Broker fits well into Kore-eda’s filmography; a handsomely made piece with complex characters and ending on a note that reminds audiences that while life can be bitter at times, it is not without a silver lining. It does lean a little heavy into the sentimentality of it all, even when taking the director’s history of themes into account, and as such its resolution does not feel as sweepingly cathartic as his devotees may be expecting. There is too much going on in the narrative to say that it is Kore-eda just going through the motions and creating a parody of his own style, but it does feel as if something is missing. It is a film not without heart or without tragedy, but it lands much softer – not because he is any more kind to this cast than others – but because there is not enough examination of why Sang-hyeon and Dong-soo participate in the scheme.
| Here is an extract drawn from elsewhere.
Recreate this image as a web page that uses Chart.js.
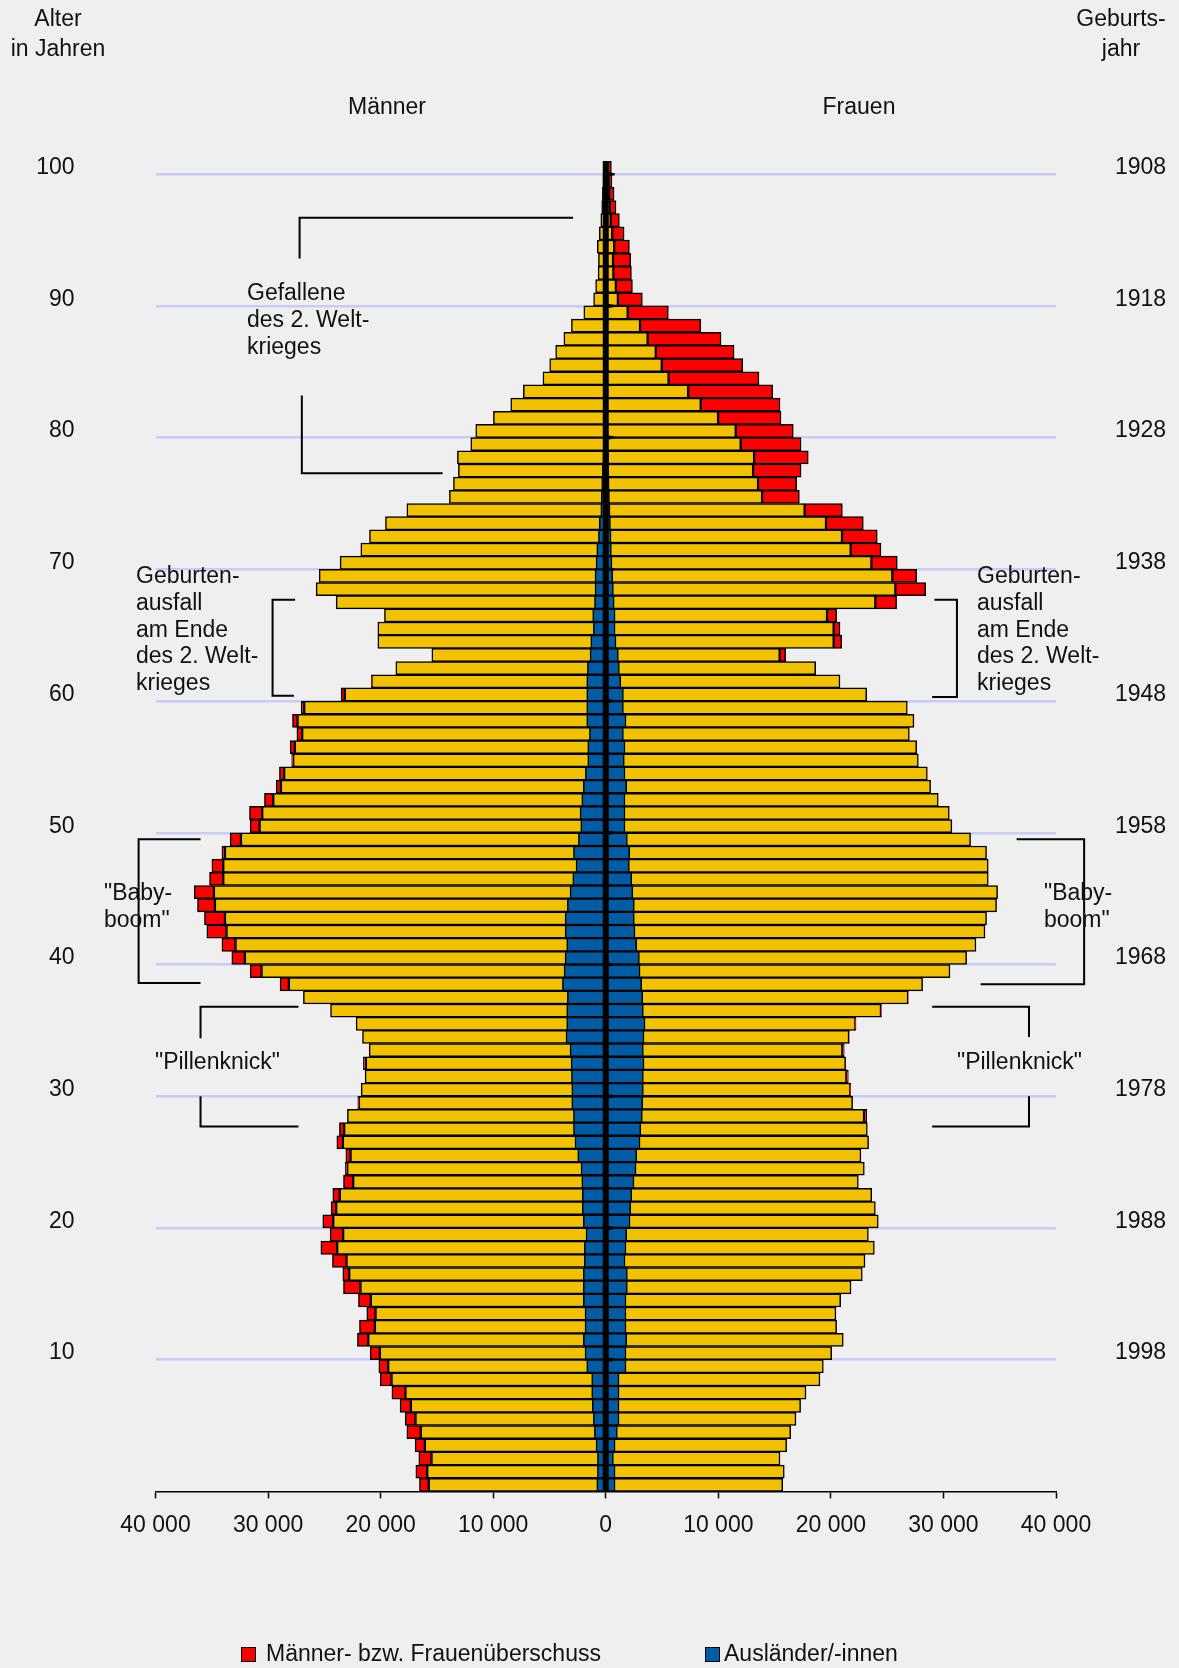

Money is the root cause, sure, but whereas his previous works find people with their backs against the wall and nowhere else to turn except for the grey area of morality, Sang-hyeon in particular here is a little too put together for the film to work as it appears to have been intended. Dong-soo, having come from the foster system, and So-young, a well-intentioned but unprepared mother make up the driving dynamic of the film, and while the narrative still frames Sang-hyeon as the ringleader of the scheme, he is the emotional third wheel whose desperation was much more self-inflicted. That is not to lessen his plight, but it needs to be stated that this role is an outlier not just in the context of Broker, but also in the context of Kore-eda’s body of work, too, and it just does not work as well as it should because of that ever so slight change.